Fransız devrimi olmuş dünya değişmeye doğru
evrilmektedir. Chopin Paris’in bu yeni ama yorucu dünyasıyla başa çıkmak için
kimi zaman melankoliye varan bestelerle
karşımıza çıkar. Noktürn tam da bunun zirvesidir. Hüzün yeni bir duygudur. Ve
bundan sonra bizi hiç bırakmayacaktır.
Çoğunluğun düğün marşının bestecisi olarak bildiği benim
içinse 4 Mevsimin Bestecisi Vivaldi’yi tarihin tozlu rafından çıkaran kişi olan
Mendelssohn ise modern çağların artık iyiden iyiye yerleştiğinin habercisidir.
Beethoven Patetik ise konserin yüzük taşı olarak kayda
geçti. Mozart ve Bach’ın ancak 3 eli olan birisinin çalabileceği bir
eseri önüne koyduklarında Beethoven’in
burnunu da devreye sokarak işi çözdüğü rivayet edilir. Bu dahi adamın
müziği 20. Yüzyılda ve 21. Yüzyılda her
ne oldu ise ona dönüştürdüğünü söylemek abartı değildir. Caz’dan Rock’a pek çok müzik türünün nuvesinde Beethoven
devrimi vardır.
Devamında tekrar Chopin’e döndü ve kısa ama sarsıcı 4. Etüd’ü ile bir taraftan virtüözitesini sergiledi İlyün Bürkev, diğer tarafta
piyano eserini dinlerken her zaman
uyanık olmanın önemini hatırlattı. Pazar sabahı kendini yanlış yerde düşünenlerin
koltuklarından hafifçe sarsılmasını sağladı.
Konserin devamında aynı zamanda bir virtüoz olan Liszt’di.
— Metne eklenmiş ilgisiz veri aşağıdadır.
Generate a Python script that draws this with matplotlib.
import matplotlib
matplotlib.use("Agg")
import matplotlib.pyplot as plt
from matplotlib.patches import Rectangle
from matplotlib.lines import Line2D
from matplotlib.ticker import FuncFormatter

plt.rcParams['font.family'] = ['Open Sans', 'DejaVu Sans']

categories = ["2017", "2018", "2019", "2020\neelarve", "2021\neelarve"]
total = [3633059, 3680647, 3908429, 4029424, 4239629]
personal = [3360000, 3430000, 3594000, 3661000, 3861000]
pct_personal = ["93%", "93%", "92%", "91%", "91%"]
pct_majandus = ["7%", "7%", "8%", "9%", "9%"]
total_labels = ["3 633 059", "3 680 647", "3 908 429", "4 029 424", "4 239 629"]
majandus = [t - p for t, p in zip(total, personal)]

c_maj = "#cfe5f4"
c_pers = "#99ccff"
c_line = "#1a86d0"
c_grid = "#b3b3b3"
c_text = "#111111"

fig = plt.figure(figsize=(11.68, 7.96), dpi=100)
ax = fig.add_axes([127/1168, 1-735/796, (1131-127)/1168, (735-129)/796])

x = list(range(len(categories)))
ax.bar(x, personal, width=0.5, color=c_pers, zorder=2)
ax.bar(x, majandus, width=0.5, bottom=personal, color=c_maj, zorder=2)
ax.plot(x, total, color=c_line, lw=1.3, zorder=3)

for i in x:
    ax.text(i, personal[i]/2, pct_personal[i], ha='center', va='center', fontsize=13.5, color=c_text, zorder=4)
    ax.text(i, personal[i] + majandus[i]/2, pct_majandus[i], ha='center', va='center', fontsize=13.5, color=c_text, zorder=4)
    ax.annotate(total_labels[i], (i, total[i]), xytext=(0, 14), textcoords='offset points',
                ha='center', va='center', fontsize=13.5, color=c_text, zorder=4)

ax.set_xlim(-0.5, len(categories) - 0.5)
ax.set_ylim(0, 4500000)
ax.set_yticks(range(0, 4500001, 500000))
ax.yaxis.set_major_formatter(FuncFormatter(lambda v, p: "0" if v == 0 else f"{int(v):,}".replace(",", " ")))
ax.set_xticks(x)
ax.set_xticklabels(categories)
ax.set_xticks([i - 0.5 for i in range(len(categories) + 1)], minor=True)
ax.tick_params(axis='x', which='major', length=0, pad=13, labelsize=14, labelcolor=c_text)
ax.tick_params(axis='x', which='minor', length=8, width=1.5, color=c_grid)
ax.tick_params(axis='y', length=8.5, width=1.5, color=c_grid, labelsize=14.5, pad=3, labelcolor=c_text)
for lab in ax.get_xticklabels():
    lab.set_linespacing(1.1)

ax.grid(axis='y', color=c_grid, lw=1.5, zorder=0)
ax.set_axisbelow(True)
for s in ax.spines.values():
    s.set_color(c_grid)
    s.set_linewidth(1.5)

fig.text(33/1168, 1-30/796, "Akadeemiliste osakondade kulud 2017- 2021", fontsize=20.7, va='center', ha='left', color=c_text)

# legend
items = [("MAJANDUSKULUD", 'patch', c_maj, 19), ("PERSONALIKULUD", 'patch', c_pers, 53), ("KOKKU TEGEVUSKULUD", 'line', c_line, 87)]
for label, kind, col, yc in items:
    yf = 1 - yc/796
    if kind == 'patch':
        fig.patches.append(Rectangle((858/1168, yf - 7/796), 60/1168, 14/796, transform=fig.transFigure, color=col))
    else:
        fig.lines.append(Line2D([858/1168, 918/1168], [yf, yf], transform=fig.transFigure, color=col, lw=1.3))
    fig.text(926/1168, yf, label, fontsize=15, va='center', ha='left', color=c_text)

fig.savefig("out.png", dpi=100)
İstanbul’da kalmış olan Liszt’in Etüd ile tezat melodisi biraz yorulan ruhumuza
dinginlik verdi.
Konserin bestecilere ayrılmış bölümümünün sonu Schuman’la gelir. Mendelson ve Liszt gibi 40’lı yaşlarda dünyaya veda etmiştir
Schuman da. Bu da konserde çalınan besteciler arasında ilginç
bir paralellik olarak akla gelir. Evet bestecilerin en kısa
fiziksel ömre sahip olanlarının seçimi bu büyük sanatçılara duyulan saygının da
dolaysız yansıması olmalı.
Ve konserin sonunda İlyün Bürkev’in kendi anlatımıyla
tarif ettiği yağmur ormanlarının yitimine ve genel olarak dünyanın gidişine dur
deme amacını öne çıkaran Wind isimli
eserle geldi. Beste de çok başarılıydı. Ama onun da ötesinde “dünya bir orkestra ve
insan onun şefidir” diyen Bürkev’in sadece yetenekli değil aynı zamanda
yaşadığı dünyadan da fazlasıyla haberdar bir dünya insanı olduğuna tanık olduk.
Bach doğduğunda
yani 1685 yılında dünya bambaşka idi. Bugün ondan tam 336 yıl sonra
dünya bir çok tercihi yapmak zorunda.Üstelik bu tercihlerin pek çoğu zorunluluk
hükmünde.
Dünya, şefinin (İlyun’un deyimiyle insanın) baretini
düzgün sallamaması durumunda büyük dertlere düşecek. İlyun Bürkev’in çok uzun
yıllar piyano üzerinde gezinen parmakları her renkten, dilden , milletten
insana Bach’dan Mozart’a müzik
ziyafetleri sunacak. Bütün bunlar için sadece yeteneğini geliştirmeye değil maviliğini
koruması gereken bir gezegene de ihtiyaç duyduğunu en iyi o biliyor.